- [Information supplied]:

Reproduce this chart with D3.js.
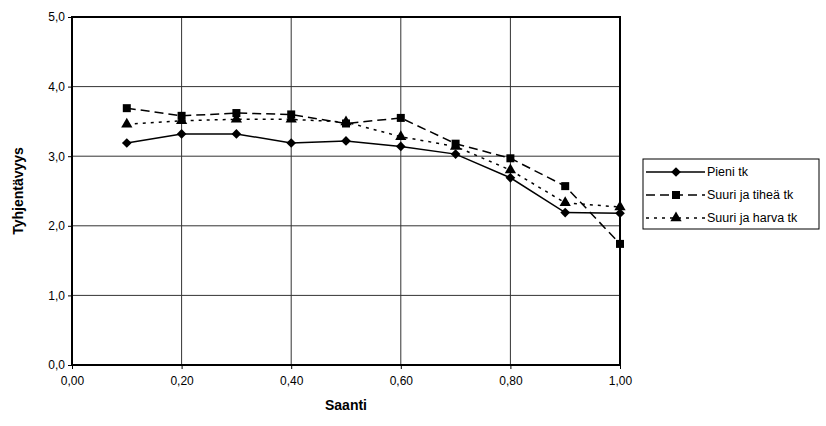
<!DOCTYPE html>
<html>
<head>
<meta charset="utf-8">
<script src="https://cdn.jsdelivr.net/npm/d3@7"></script>
<style>
  body { margin: 0; background: #fff; }
  svg { font-family: "Liberation Sans", Arial, sans-serif; }
</style>
</head>
<body>
<div id="chart"></div>
<script>
const saanti = [0.1, 0.2, 0.3, 0.4, 0.5, 0.6, 0.7, 0.8, 0.9, 1.0];
const pieni = [3.19, 3.32, 3.32, 3.19, 3.22, 3.14, 3.03, 2.69, 2.19, 2.18];
const suuriTihea = [3.69, 3.58, 3.62, 3.60, 3.47, 3.55, 3.18, 2.97, 2.57, 1.74];
const suuriHarva = [3.46, 3.51, 3.53, 3.53, 3.49, 3.28, 3.14, 2.80, 2.33, 2.27];
const xTicks = [0, 0.2, 0.4, 0.6, 0.8, 1.0];
const yTicks = [0, 1, 2, 3, 4, 5];

const series = [
    {name: "Pieni tk", values: pieni, dash: null, marker: "diamond"},
    {name: "Suuri ja tiheä tk", values: suuriTihea, dash: "9,5", marker: "square"},
    {name: "Suuri ja harva tk", values: suuriHarva, dash: "3,5", marker: "triangle"}
];

const width = 826, height = 426;
const margin = {top: 17, right: 206, bottom: 61, left: 72};

const svg = d3.select("#chart").append("svg")
    .attr("width", width)
    .attr("height", height);

const x = d3.scaleLinear().domain([0, 1]).range([margin.left, width - margin.right]);
const y = d3.scaleLinear().domain([0, 5]).range([height - margin.bottom, margin.top]);

// grid
svg.append("g")
    .selectAll("line")
    .data(yTicks)
    .join("line")
    .attr("x1", x(0)).attr("x2", x(1))
    .attr("y1", d => y(d)).attr("y2", d => y(d))
    .attr("stroke", "#333").attr("stroke-width", 1);
svg.append("g")
    .selectAll("line")
    .data(xTicks)
    .join("line")
    .attr("y1", y(0)).attr("y2", y(5))
    .attr("x1", d => x(d)).attr("x2", d => x(d))
    .attr("stroke", "#333").attr("stroke-width", 1);

// frame
svg.append("rect")
    .attr("x", x(0)).attr("y", y(5))
    .attr("width", x(1) - x(0)).attr("height", y(0) - y(5))
    .attr("fill", "none").attr("stroke", "#000").attr("stroke-width", 2);

// axes
const fmt = d3.format(".2f");
svg.append("g")
    .attr("transform", `translate(0,${y(0)})`)
    .call(d3.axisBottom(x).tickValues(xTicks).tickSize(4).tickFormat(d => fmt(d).replace(".", ",")))
    .call(g => g.select(".domain").remove())
    .call(g => g.selectAll("text").attr("font-size", 12).attr("dy", "1.1em").attr("fill", "#000").style("font-family", "Liberation Sans, Arial"));
svg.append("g")
    .attr("transform", `translate(${x(0)},0)`)
    .call(d3.axisLeft(y).tickValues(yTicks).tickSize(4).tickFormat(d => d3.format(".1f")(d).replace(".", ",")))
    .call(g => g.select(".domain").remove())
    .call(g => g.selectAll("text").attr("font-size", 12).attr("fill", "#000").style("font-family", "Liberation Sans, Arial"));

// titles
svg.append("text")
    .attr("x", (x(0) + x(1)) / 2).attr("y", 410)
    .attr("text-anchor", "middle")
    .attr("font-size", 14).attr("font-weight", "bold")
    .text("Saanti");
svg.append("text")
    .attr("transform", `translate(23,${(y(0) + y(5)) / 2}) rotate(-90)`)
    .attr("text-anchor", "middle")
    .attr("font-size", 14).attr("font-weight", "bold")
    .text("Tyhjentävyys");

const symbolOf = {
    diamond: d3.symbol().type(d3.symbolDiamond2).size(60),
    square: d3.symbol().type(d3.symbolSquare).size(64),
    triangle: d3.symbol().type(d3.symbolTriangle).size(55)
};

const line = d3.line()
    .x((d, i) => x(saanti[i]))
    .y(d => y(d));

series.forEach(s => {
    svg.append("path")
        .attr("fill", "none")
        .attr("stroke", "#000")
        .attr("stroke-width", 1.5)
        .attr("stroke-dasharray", s.dash)
        .attr("d", line(s.values));
    svg.append("g")
        .selectAll("path")
        .data(s.values)
        .join("path")
        .attr("transform", (d, i) => `translate(${x(saanti[i])},${y(d)})`)
        .attr("d", symbolOf[s.marker]())
        .attr("fill", "#000");
});

// legend
const legend = svg.append("g").attr("transform", "translate(643,159)");
legend.append("rect")
    .attr("width", 176).attr("height", 70)
    .attr("fill", "#fff").attr("stroke", "#000").attr("stroke-width", 1);
series.forEach((s, i) => {
    const ly = 13 + i * 23;
    legend.append("line")
        .attr("x1", 3).attr("x2", 62)
        .attr("y1", ly).attr("y2", ly)
        .attr("stroke", "#000").attr("stroke-width", 1.5)
        .attr("stroke-dasharray", s.dash);
    legend.append("path")
        .attr("transform", `translate(33,${ly})`)
        .attr("d", symbolOf[s.marker]())
        .attr("fill", "#000");
    legend.append("text")
        .attr("x", 64).attr("y", ly)
        .attr("dy", "0.35em")
        .attr("font-size", 12.5)
        .text(s.name);
});
</script>
</body>
</html>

- [Given problem]:
Without the pictures, return the listing above from its first line through the line that has "const yTicks = [0, 1, 2, 3, 4, 5];".

- [Complete response]:
Reproduce this chart with D3.js.
<!DOCTYPE html>
<html>
<head>
<meta charset="utf-8">
<script src="https://cdn.jsdelivr.net/npm/d3@7"></script>
<style>
  body { margin: 0; background: #fff; }
  svg { font-family: "Liberation Sans", Arial, sans-serif; }
</style>
</head>
<body>
<div id="chart"></div>
<script>
const saanti = [0.1, 0.2, 0.3, 0.4, 0.5, 0.6, 0.7, 0.8, 0.9, 1.0];
const pieni = [3.19, 3.32, 3.32, 3.19, 3.22, 3.14, 3.03, 2.69, 2.19, 2.18];
const suuriTihea = [3.69, 3.58, 3.62, 3.60, 3.47, 3.55, 3.18, 2.97, 2.57, 1.74];
const suuriHarva = [3.46, 3.51, 3.53, 3.53, 3.49, 3.28, 3.14, 2.80, 2.33, 2.27];
const xTicks = [0, 0.2, 0.4, 0.6, 0.8, 1.0];
const yTicks = [0, 1, 2, 3, 4, 5];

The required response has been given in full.